Search code examples
pythonreplacesplitlisp

how to split & replace strings except in quotes, including the quotes in python


I making a lisp dialect and I have a function compute, which turns for example (+ 1 2 (- 2 1)) to ('+', '1', '2', ('-', '2', '1')).

Here is my current implementation.

import shlex

def compute(expr):
    expr = expr.replace('(', '( ').replace(')', ' )')
    expr = shlex.split(expr)

    new = ''
    for index, i in enumerate(expr):
        if   i == '(': new += i
        elif i == ')': new += i
        elif (not(len(expr) == 1 or len(expr) == 0)) and expr[index+1] == ')':
            new += ('"' + i + '"')
        else:
            new += ('"' + i + '",')
    
    expr = eval(new)
    return expr

This works for all expressions, except the ones using strings.

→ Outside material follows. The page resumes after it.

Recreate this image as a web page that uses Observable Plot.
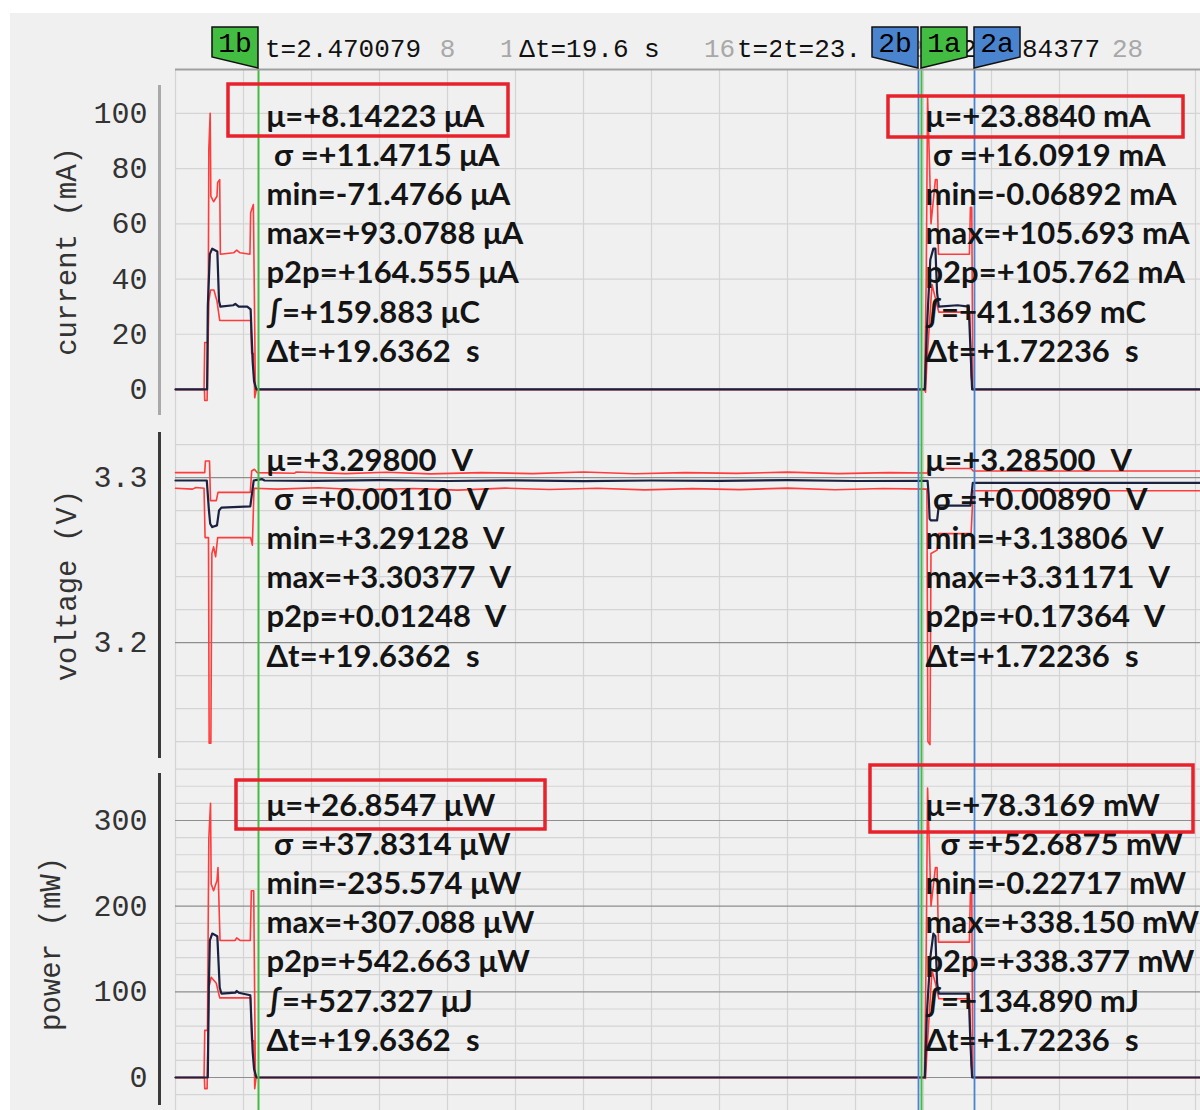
<!DOCTYPE html>
<html><head><meta charset="utf-8">
<script src="https://cdn.jsdelivr.net/npm/d3@7"></script>
<script src="https://cdn.jsdelivr.net/npm/@observablehq/plot@0.6"></script>
<style>
body{margin:0;background:#fff;}
#chart{position:relative;width:1200px;height:1110px;background:#fff;overflow:hidden;}
#bg{position:absolute;left:10px;top:13px;width:1190px;height:1097px;background:#f0f0f0;}
#chart svg{position:absolute;left:0;}
</style></head><body><div id="chart"><div id="bg"></div></div>
<script>
// ---------- data ----------
const timeDomain = [0, 30.147];
const gridTimes = [0,2,4,6,8,10,12,14,16,18,20,22,24,26,28,30];
const timeTickLabels = [2,4,6,8,10,12,14,16,18,20,22,24,26,28];

const markerNames = ["1b","2b","1a","2a"];
const markerTimes = [2.441, 21.853, 21.941, 23.500];
const headerTexts = ["t=2.470079", "Δt=19.6 s", "t=2", "t=23.", "2", "84377"];

const currentTicks = [0,20,40,60,80,100];
const voltageTicks = [3.2,3.3];
const powerTicks = [0,100,200,300];
const axisLabels = ["current (mA)", "voltage (V)", "power (mW)"];

const currentMean = [[0,0],[0.93,0],[0.95,30],[1.01,49],[1.08,51],[1.23,50],[1.28,32],[1.32,30],[1.70,30.5],[1.76,31],[1.86,30],[2.11,30],[2.21,29],[2.27,10],[2.31,3],[2.38,0],[22.04,0],[22.10,22],[22.20,47],[22.29,51],[22.35,51],[22.40,35],[22.45,30],[23.00,30.5],[23.33,30],[23.38,15],[23.43,0],[30.2,0]];
const currentMax = [[0,0],[0.84,0],[0.86,17],[0.96,17],[0.98,87],[1.02,100],[1.04,70],[1.12,68],[1.22,70],[1.24,75],[1.30,76],[1.32,49],[1.71,49.5],[1.80,50.5],[1.90,49.5],[2.19,49],[2.21,64],[2.29,67],[2.35,0],[22.03,0],[22.08,40],[22.12,106],[22.18,80],[22.22,60],[22.35,76],[22.40,76],[22.44,49],[23.35,49],[23.38,66],[23.42,66],[23.45,0],[30.2,0]];
const currentMin = [[0,0],[0.85,0],[0.86,-4],[0.93,-4],[0.98,32],[1.03,36],[1.13,36],[1.22,32],[1.30,25],[2.21,25],[2.24,13],[2.30,13],[2.33,-3],[2.38,0],[22.03,0],[22.06,-1],[22.10,10],[22.25,38],[22.35,33],[22.45,28],[23.36,28],[23.40,5],[23.45,0],[30.2,0]];

const voltageMean = [[0,3.2982],[0.92,3.2982],[0.98,3.2810],[1.02,3.2720],[1.08,3.2700],[1.22,3.2710],[1.28,3.2800],[1.35,3.2818],[2.20,3.2825],[2.30,3.2982],[2.55,3.2990],[2.62,3.2982],[4.0,3.2980],[6.0,3.2984],[8.0,3.2979],[10.0,3.2983],[12.0,3.2978],[14.0,3.2982],[16.0,3.2980],[18.0,3.2984],[20.0,3.2979],[22.12,3.2980],[22.15,3.2900],[22.18,3.2750],[22.22,3.2740],[22.40,3.2740],[22.45,3.2830],[23.38,3.2830],[23.45,3.2968],[30.2,3.2968]];
const voltageMax = [[0,3.3030],[0.86,3.3030],[0.88,3.3100],[1.00,3.3100],[1.03,3.2860],[1.20,3.2860],[1.25,3.2910],[2.20,3.2910],[2.24,3.3040],[2.32,3.3050],[2.40,3.3030],[3.5,3.3026],[3.55,3.3034],[5.0,3.3024],[6.2,3.3032],[7.5,3.3022],[9.0,3.3030],[10.5,3.3024],[12.0,3.3034],[13.5,3.3023],[15.0,3.3030],[16.5,3.3025],[18.0,3.3033],[19.5,3.3024],[21.0,3.3030],[22.12,3.3028],[22.15,3.3055],[23.40,3.3055],[23.46,3.3040],[30.2,3.3040]];
const voltageMin = [[0,3.2935],[0.5,3.2930],[0.6,3.2940],[0.84,3.2935],[0.87,3.2636],[0.97,3.2636],[0.99,3.1390],[1.04,3.1390],[1.07,3.2540],[1.12,3.2580],[1.18,3.2520],[1.24,3.2636],[2.21,3.2636],[2.26,3.2590],[2.31,3.2935],[3.0,3.2930],[4.2,3.2938],[5.5,3.2926],[7.0,3.2934],[8.3,3.2924],[9.7,3.2936],[11.0,3.2928],[12.4,3.2935],[13.8,3.2925],[15.2,3.2933],[16.6,3.2927],[18.0,3.2936],[19.4,3.2926],[20.8,3.2934],[22.10,3.2930],[22.13,3.1400],[22.19,3.1381],[22.22,3.2540],[22.40,3.2560],[22.45,3.2660],[23.40,3.2660],[23.46,3.2920],[30.2,3.2920]];

const powerMean = [[0,0],[0.95,0],[0.98,105],[1.01,160],[1.08,168],[1.23,165],[1.30,105],[1.35,98],[1.76,99],[1.80,101],[1.86,99],[2.20,96],[2.27,30],[2.31,10],[2.38,0],[22.04,0],[22.10,75],[22.20,140],[22.29,168],[22.35,165],[22.40,110],[22.45,98],[23.33,98],[23.38,40],[23.43,0],[30.2,0]];
const powerMax = [[0,0],[0.84,0],[0.86,55],[0.94,55],[0.98,279],[1.03,320],[1.05,226],[1.12,218],[1.22,230],[1.25,245],[1.31,160],[1.75,160],[1.80,163],[1.90,160],[2.20,160],[2.23,218],[2.30,218],[2.35,0],[22.03,0],[22.08,150],[22.12,338],[22.18,260],[22.22,200],[22.35,245],[22.40,245],[22.44,158],[23.35,158],[23.38,216],[23.42,216],[23.45,0],[30.2,0]];
const powerMin = [[0,0],[0.85,0],[0.86,-13],[0.93,-13],[0.98,105],[1.05,117],[1.20,110],[1.30,93],[2.21,93],[2.24,43],[2.31,43],[2.33,-13],[2.37,0],[22.03,0],[22.06,-1],[22.10,30],[22.25,125],[22.35,110],[22.45,92],[23.36,92],[23.40,15],[23.45,0],[30.2,0]];

const NB = "\u00a0";
const currentStatsLeft = ["μ=+8.14223 μA", NB+"σ =+11.4715 μA", "min=-71.4766 μA", "max=+93.0788 μA", "p2p=+164.555 μA", "∫=+159.883 μC", "Δt=+19.6362"+NB+NB+"s"];
const currentStatsRight = ["μ=+23.8840 mA", NB+"σ =+16.0919 mA", "min=-0.06892 mA", "max=+105.693 mA", "p2p=+105.762 mA", "∫=+41.1369 mC", "Δt=+1.72236"+NB+NB+"s"];
const voltageStatsLeft = ["μ=+3.29800"+NB+NB+"V", NB+"σ =+0.00110"+NB+NB+"V", "min=+3.29128"+NB+NB+"V", "max=+3.30377"+NB+NB+"V", "p2p=+0.01248"+NB+NB+"V", "Δt=+19.6362"+NB+NB+"s"];
const voltageStatsRight = ["μ=+3.28500"+NB+NB+"V", NB+"σ =+0.00890"+NB+NB+"V", "min=+3.13806"+NB+NB+"V", "max=+3.31171"+NB+NB+"V", "p2p=+0.17364"+NB+NB+"V", "Δt=+1.72236"+NB+NB+"s"];
const powerStatsLeft = ["μ=+26.8547 μW", NB+"σ =+37.8314 μW", "min=-235.574 μW", "max=+307.088 μW", "p2p=+542.663 μW", "∫=+527.327 μJ", "Δt=+19.6362"+NB+NB+"s"];
const powerStatsRight = ["μ=+78.3169 mW", NB+NB+"σ =+52.6875 mW", "min=-0.22717 mW", "max=+338.150 mW", "p2p=+338.377 mW", "∫=+134.890 mJ", "Δt=+1.72236"+NB+NB+"s"];

// ---------- style ----------
const RED = "#ff3b3b", NAVY = "#1b2140", GRID = "#d4d4d4", MAJOR = "#8e8e8e";
const GREEN = "#42bd42", BLUE = "#4a84cf";
const MONO = "'Liberation Mono','DejaVu Sans Mono',monospace";
const SANS = "Lato,'Open Sans',sans-serif";
const markerColors = [GREEN, BLUE, GREEN, BLUE];

function boxesMark(specs) {
  return (index, scales, values, dim) => {
    const g = d3.create("svg:g");
    specs.forEach(b => {
      const x0 = scales.x(markerTimes[b.m]);
      g.append("rect").attr("x", x0 + b.x1).attr("y", dim.marginTop + b.y1)
        .attr("width", b.x2 - b.x1).attr("height", b.y2 - b.y1)
        .attr("fill", "none").attr("stroke", "#e8212b").attr("stroke-width", 3.5);
    });
    return g.node();
  };
}

function headerMark(index, scales, values, dim) {
  const g = d3.create("svg:g");
  const ft = dim.marginTop;
  const cy = ft - 21;
  const xm = i => scales.x(markerTimes[i]);
  const cw = 15.6;
  const lefts = [xm(0) + 7, (xm(0) + xm(2)) / 2 - headerTexts[1].length * cw / 2, xm(1) - 181, xm(1) - 135, xm(2) + 40, xm(3) + 48];
  const padL = [3, 8, 2, 2, 0, 3];
  const padR = [3, 8, 2, 14, 0, 3];
  headerTexts.forEach((s, i) => {
    const w = s.length * cw;
    if (padL[i] || padR[i]) g.append("rect").attr("x", lefts[i] - padL[i]).attr("y", cy - 15).attr("width", w + padL[i] + padR[i]).attr("height", 30).attr("fill", "#f0f0f0");
    g.append("text").attr("x", lefts[i]).attr("y", cy).attr("dy", "0.35em").attr("text-anchor", "start")
      .attr("font-family", MONO).attr("font-size", 26).attr("fill", "#111").text(s);
  });
  markerNames.forEach((name, i) => {
    const x = xm(i), isB = name.endsWith("b");
    const w = 46, top = ft - 42, side = ft - 12, tip = ft - 1;
    const p = isB ? [[x - w, top], [x, top], [x, tip], [x - w, side]] : [[x, top], [x + w, top], [x + w, side], [x, tip]];
    g.append("path").attr("d", "M" + p.map(q => q.join(",")).join("L") + "Z")
      .attr("fill", markerColors[i]).attr("stroke", "#111").attr("stroke-width", 1.5);
    g.append("text").attr("x", isB ? x - w / 2 : x + w / 2).attr("y", top + 15).attr("dy", "0.35em")
      .attr("text-anchor", "middle").attr("font-family", MONO).attr("font-size", 28).attr("fill", "#000").text(name);
  });
  return g.node();
}

function makePanel(cfg) {
  const marks = [
    Plot.ruleX(gridTimes, {stroke: GRID, strokeWidth: 1.2}),
    Plot.ruleY(cfg.minorGrid, {stroke: GRID, strokeWidth: 1.2}),
    Plot.ruleY(cfg.majorGrid, {stroke: MAJOR, strokeWidth: 1.2}),
    Plot.ruleX([0], {y1: () => cfg.axisSpan[0], y2: () => cfg.axisSpan[1], dx: -16, stroke: cfg.axisColor, strokeWidth: 3}),
    Plot.axisY(cfg.ticks, {tickSize: 0, tickPadding: 28, fontSize: 30, fontFamily: MONO, fill: "#333", tickFormat: cfg.tickFormat, label: null}),
    Plot.text([cfg.label], {frameAnchor: "left", y: () => cfg.labelY, dx: cfg.labelDx, rotate: -90, fontSize: 29, fontFamily: MONO, fill: "#333", textAnchor: "middle", lineAnchor: "middle"}),
    Plot.line(cfg.series[0], {x: d => d[0], y: d => d[1], stroke: RED, strokeWidth: 1.6}),
    Plot.line(cfg.series[1], {x: d => d[0], y: d => d[1], stroke: RED, strokeWidth: 1.6}),
    Plot.line(cfg.series[2], {x: d => d[0], y: d => d[1], stroke: NAVY, strokeWidth: 2.2}),
    Plot.ruleX([markerTimes[0], markerTimes[2]], {stroke: GREEN, strokeWidth: 2}),
    Plot.ruleX([markerTimes[1], markerTimes[3]], {stroke: BLUE, strokeWidth: 1.8}),
    Plot.text([{t: markerTimes[0], s: cfg.stats[0].join("\n")}], {x: "t", text: "s", frameAnchor: "top", dx: 8, dy: cfg.statsDy, textAnchor: "start", lineAnchor: "top", lineHeight: 1.26, fontSize: 31, fontWeight: 700, fontFamily: SANS, fill: "#141414"}),
    Plot.text([{t: markerTimes[2], s: cfg.stats[1].join("\n")}], {x: "t", text: "s", frameAnchor: "top", dx: 4, dy: cfg.statsDy, textAnchor: "start", lineAnchor: "top", lineHeight: 1.26, fontSize: 31, fontWeight: 700, fontFamily: SANS, fill: "#141414"}),
    boxesMark(cfg.boxes)
  ];
  if (cfg.header) {
    marks.push(Plot.ruleY([cfg.yDomain[1]], {stroke: "#a0a0a0", strokeWidth: 2}));
    marks.push(Plot.text(timeTickLabels, {x: d => d, text: d => String(d), frameAnchor: "top", dy: -21, lineAnchor: "middle", fontFamily: MONO, fontSize: 26, fill: "#a8a8a8"}));
    marks.push(headerMark);
  }
  const svg = Plot.plot({
    width: 1200, height: cfg.height,
    marginLeft: 175, marginRight: 0, marginTop: cfg.marginTop, marginBottom: 0,
    style: {background: "transparent"},
    x: {domain: timeDomain, axis: null},
    y: {domain: cfg.yDomain},
    marks
  });
  svg.style.top = cfg.top + "px";
  document.getElementById("chart").appendChild(svg);
}

makePanel({
  top: 13, height: 403, marginTop: 56, header: true,
  yDomain: [-9.8, 115.9],
  ticks: currentTicks, tickFormat: d => String(d),
  minorGrid: [20,40,60,80,100], majorGrid: [],
  axisSpan: [-9.4, 110.1], axisColor: "#a9a9a9",
  label: axisLabels[0], labelY: 50, labelDx: -109,
  series: [currentMin, currentMax, currentMean],
  stats: [currentStatsLeft, currentStatsRight], statsDy: 30,
  boxes: [{m: 0, x1: -30, x2: 250, y1: 15, y2: 67}, {m: 2, x1: -33, x2: 262, y1: 27, y2: 68}]
});
makePanel({
  top: 416, height: 346, marginTop: 0,
  yDomain: [3.1273, 3.3370],
  ticks: voltageTicks, tickFormat: d => d.toFixed(1),
  minorGrid: [3.14,3.16,3.18,3.22,3.24,3.26,3.28,3.32], majorGrid: [3.2,3.3],
  axisSpan: [3.1297, 3.3273], axisColor: "#3a3a3a",
  label: axisLabels[1], labelY: 3.2345, labelDx: -109,
  series: [voltageMin, voltageMax, voltageMean],
  stats: [voltageStatsLeft, voltageStatsRight], statsDy: 27,
  boxes: []
});
makePanel({
  top: 762, height: 348, marginTop: 0,
  yDomain: [-38.5, 367.7],
  ticks: powerTicks, tickFormat: d => String(d),
  minorGrid: [-20,20,40,60,80,120,140,160,180,220,240,260,280,320,340,360], majorGrid: [0,100,200,300],
  axisSpan: [-32.7, 354.9], axisColor: "#3a3a3a",
  label: axisLabels[2], labelY: 156, labelDx: -125,
  series: [powerMin, powerMax, powerMean],
  stats: [powerStatsLeft, powerStatsRight], statsDy: 26,
  boxes: [{m: 0, x1: -22, x2: 287, y1: 18, y2: 67}, {m: 2, x1: -51, x2: 272, y1: 3, y2: 70}]
});
</script></body></html>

  1. ( and ) will turn to ( and ) even in strings
  2. As you can see. I'm using shlex to not split spaces inside strings, but I want it so that the quotes will be included. So (println "Hello, world!") shall turn to ('println', '"Hello, world!"') and not ('println', 'Hello, world!').
  3. \" completely breaks everything.

Solution

  • You have to use the poxis=False flag in the shlex.split() call, otherwise it get rid of the double quotes:

    shlex.split(expr)
    ['(', 'println', 'Hello, world!', ')']
    

    Where as:

    shlex.split(expr, posix=False)
    ['(', 'println', '"Hello, world!"', ')']
    

    However, this doesn't solve the issue entirely. You're going to have to modify your code that appends " to i to this:

    new = ''
    for index, i in enumerate(expr):
        if   i == '(': new += i
        elif i == ')': new += i
        elif (not(len(expr) == 1 or len(expr) == 0)) and expr[index+1] == ')':
            if i[0] == "\"" and i[-1] == "\"": # Check if i starts/ends with "
                new += ('\'' + i + '\'') # Append single quote
            else:
                new += ('"' + i + '"') # Append double quote
        else:
            new += ('"' + i + '",')
    

    Now with all the changes in place, print(compute('(println "Hello, world!")')) returns:

    ('println', '"Hello, world!"')
    

    Note: compute("(+ 1 2 (- 2 1))") still works as intended.